Cadsuane is introduced in this book SOLELY and BLATANTLY as a red herring for the singular purpose of making Wheel of Time fans wonder whether or not she is Black Ajah. She serves no other purpose in the book, and she really should have been left out of it. We already had enough suspicion of her as it was, and didn't really need this red herring to lead us off further into it when that suspicion turned out to be false.

I will always look back on this novel and see the loose ends that it left for two subsequent novels to tie up and sigh about what might have been. Jordan posted on his blog about the two other books that would have completed this prequel trilogy. One would be about Tam Al'Thor finding the infant Rand on the Slopes of Dragonmount, and the other would have been about Moiraine and Lan finding the Eye of the World the first time, and learning of the threat heading toward the Two Riviers, and rushing to cover the distance and make it there before the Dark One's minions. Those would have been a great and welcome addition to the Wheel of Time, and it would have been nice to have those loose ends from New Spring tied up, but they will never be. I can't blame Jordan for not finishing them before dying, but I sure can sigh at a lost opportunity for some great stories that will never see the light of day.

This book came out after ten books of the Wheel of Time, and though it takes place before the others, was not meant to be read first. It takes for granted that you already know everything about how the world works, and if you were to mistakenly pick it up as the beginning of the Wheel of time, as I've known one or two people to do, you will be completely lost and likely never finish or go on to read the much better books that follow it.

The Ugly? There really was nothing that stood out to me in this book as ugly. In fact, I was stretching to find anything bad about it. It was well written and shed some light on one of my favorite characters. One could say that it ruined the mysteriousness of Moiraine, but I find that it just makes her even more awesome.

In conclusion, yes, this book was rather unnecessary, and yes, it was only published to appease Wheel of Time fans over the wait between books.

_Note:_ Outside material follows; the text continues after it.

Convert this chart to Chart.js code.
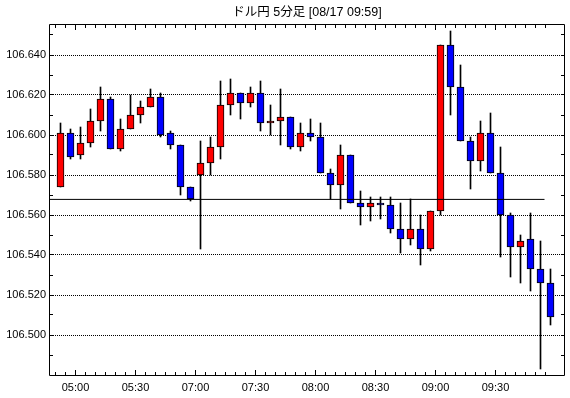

Yes, you already know the barebones details about the events that transpire in this book if you've paid attention while reading the Wheel of Time proper. But it was still a highly entertaining read, and something that any fan of the Wheel of Time will likely enjoy. People who have never read any of the Wheel of Time before will likely want to start with The Eye of the World rather than using this book as a doorway to the series. Despite it's short length in comparison to the other books in the series, it takes for granted that you already know how the world of the Wheel of Time works and who the characters in it are.

I give New Spring 4 stars. If not for the fact that it covers events already related to us in conversation during the Wheel of Time proper, and the blatant red herring of Cadsuane, it would have been a much better book, but as a prequel to the Wheel of Time it gets the job done, despite loose ends meant to be tied up in books that will never be written.